Fannie Mae and Freddie Mac should be fundamentally restructured rather than abolished altogether.
They may not even bear their current names, so I'll refer to them as those government-sponsored mortgage entities (GSMEs). A majority of their worth was apparently held in the (free) implied government guarantee offered for anything they bought and sold into the secondary market -- more specifically Wall Street. On Wall Street, the word implied is akin to 'Exploit my loophole, please.' Done and done.


An explicit government guarantee.
Such a guarantee was stated and accepted as essential to keeping interest rates, underwriting standards, as well as the cost and accessibility of credit within reach of the relative many, specifically the "under-served borrower." Major private sector investors dodged the responsibility of taking on any additional risk by making it clear that mortgages without such guarantees in some form will cause them to demand larger down payments and substantially higher rates, thereby limiting the size of the consumer pool to those relatively few wealthy, qualified individuals. Not an option for this or any future political administration.

I'd expect any such guarantee to be very limited in scope and open to little conjecture; nobody on Capitol Hill wants to be saying "So, what we had meant was..." a second time around. According to Tim Geithner: "We're not going with a system where private gains are subsidized by taxpayer losses." Read: The GSMEs drop their government/private hybrid model and go straight-up government for total control over the process.

This actually kind of makes sense. The GSMEs, whatever their names end up being, may return to the role they were always meant to serve: to create affordable housing for the masses and mitigate risk on their behalf. They're able to dictate policy across the housing finance market while claiming to better regulate Wall Street's nefarious exploitation of people who live on Your Street -- an obvious prerequisite to any policy the Fed presents Congress. A government guarantee will insure the actual security or mortgage and not the business entities that hold them, eliminating such an entity's incentive to profit from homeowners' losses.

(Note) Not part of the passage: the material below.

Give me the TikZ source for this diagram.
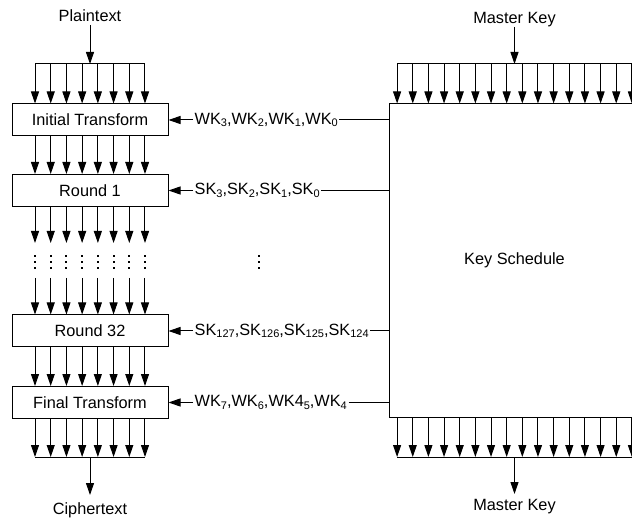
\documentclass[tikz,border=0pt]{standalone}
\usepackage{fontspec}
\setmainfont{Liberation Sans}
\usetikzlibrary{arrows.meta,calc}
\newcommand\ksub[1]{\raisebox{-0.3ex}{\fontsize{11}{11}\selectfont #1}}
\begin{document}
\begin{tikzpicture}[x=1pt,y=-1pt,
  font=\fontsize{16.3}{19}\selectfont,
  ln/.style={line width=1pt},
  arr/.style={ln,-{Triangle[width=8pt,length=12pt]}},
  blk/.style={draw,ln,minimum width=156pt,minimum height=32pt,inner sep=0pt},
  lbl/.style={inner xsep=1.5pt,inner ysep=0pt,anchor=west},
  dotsq/.style={fill=black,minimum size=2pt,inner sep=0pt}]
\clip (0,0) rectangle (632,521);
% left column
\node[anchor=south,inner ysep=3pt] (pt) at (90,25) {Plaintext};
\node[blk] (init) at (90,120) {Initial Transform};
\node[blk] (r1) at (90,190.5) {Round 1};
\node[blk] (r32) at (90,331) {Round 32};
\node[blk] (fin) at (90,402.5) {Final Transform};
\node[anchor=north,inner ysep=7pt] (ct) at (90,495) {Ciphertext};
\coordinate (tbar) at (90,64);
\coordinate (bbar) at (90,457);
\coordinate (gap1) at (90,243);
\coordinate (gap2) at (90,278);
\draw[arr] (pt.south) -- (tbar);
\draw[ln] ([xshift=-55pt]tbar) -- ([xshift=55pt]tbar);
\draw[ln] ([xshift=-55pt]bbar) -- ([xshift=55pt]bbar);
\draw[arr] (bbar) -- (ct.north);
\foreach \k in {0,...,7}{
  \pgfmathsetmacro\dx{-55+15.714*\k}
  \draw[arr] ([xshift=\dx pt]tbar) -- ([xshift=\dx pt]init.north);
  \draw[arr] ([xshift=\dx pt]init.south) -- ([xshift=\dx pt]r1.north);
  \draw[arr] ([xshift=\dx pt]r1.south) -- ([xshift=\dx pt]gap1);
  \draw[arr] ([xshift=\dx pt]gap2) -- ([xshift=\dx pt]r32.north);
  \draw[arr] ([xshift=\dx pt]r32.south) -- ([xshift=\dx pt]fin.north);
  \draw[arr] ([xshift=\dx pt]fin.south) -- ([xshift=\dx pt]bbar);
  \foreach \yy in {256,262,268}{
    \node[dotsq] at (90+\dx,\yy) {};
  }
}
\foreach \yy in {256,262,268}{
  \node[dotsq] at (259,\yy) {};
}
% key schedule
\node[draw,ln,minimum width=250.8pt,minimum height=313pt,inner sep=0pt] (ks) at (514.5,260.5) {Key Schedule};
\node[anchor=south,inner ysep=0pt] (mk1) at (514.5,27) {Master Key};
\node[anchor=north,inner ysep=5pt] (mk2) at (514.5,494) {Master Key};
\coordinate (ktbar) at (514.5,64);
\coordinate (kbbar) at (514.5,457);
\draw[arr] (mk1.south) -- (ktbar);
\draw[ln] ([xshift=-117.4pt]ktbar) -- ([xshift=117.4pt]ktbar);
\draw[ln] ([xshift=-117.4pt]kbbar) -- ([xshift=117.4pt]kbbar);
\draw[arr] (kbbar) -- (mk2.north);
\foreach \k in {0,...,15}{
  \pgfmathsetmacro\dx{-117.4+15.653*\k}
  \draw[arr] ([xshift=\dx pt]ktbar) -- ([xshift=\dx pt]ks.north);
  \draw[arr] ([xshift=\dx pt]ks.south) -- ([xshift=\dx pt]kbbar);
}
% subkey labels
\node[lbl] (l1) at (193,120) {WK\ksub{3},WK\ksub{2},WK\ksub{1},WK\ksub{0}};
\node[lbl] (l2) at (193,190.5) {SK\ksub{3},SK\ksub{2},SK\ksub{1},SK\ksub{0}};
\node[lbl] (l3) at (193,331) {SK\ksub{127},SK\ksub{126},SK\ksub{125},SK\ksub{124}};
\node[lbl] (l4) at (193,402.5) {WK\ksub{7},WK\ksub{6},WK4\ksub{5},WK\ksub{4}};
\draw[arr] (l1.west) -- (init.east);
\draw[arr] (l2.west) -- (r1.east);
\draw[arr] (l3.west) -- (r32.east);
\draw[arr] (l4.west) -- (fin.east);
\draw[ln] (l1.east) -- (l1.east -| ks.west);
\draw[ln] (l2.east) -- (l2.east -| ks.west);
\draw[ln] (l3.east) -- (l3.east -| ks.west);
\draw[ln] (l4.east) -- (l4.east -| ks.west);
\end{tikzpicture}
\end{document}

Providing affordable housing -- but not necessarily through homeownership.
Demand for suitable rental properties will continue to increase as foreclosures create more displaced, former homeowners and distressed inventory levels are rising in tandem. Favorable government-sponsored mortgage insurance against certain levels of loss around multifamily-housing finance would make investing in such property more desirable for the well-qualified investor or borrower, fostering the desired private marketplace to service this demand. I'd also suggest that these very qualified investor/borrowers will be allowed to own more property in the aggregate for similar reasons.

All of this is pure speculation at this point, but it's what I got after watching every minute of the Future of Housing Fiance conference, feverishly taking notes and digesting them for what was said rather than what I thought the agenda should have been. In any case, it'll be interesting to see how much of what was discussed at this prefabricated conference makes it to Congress in January.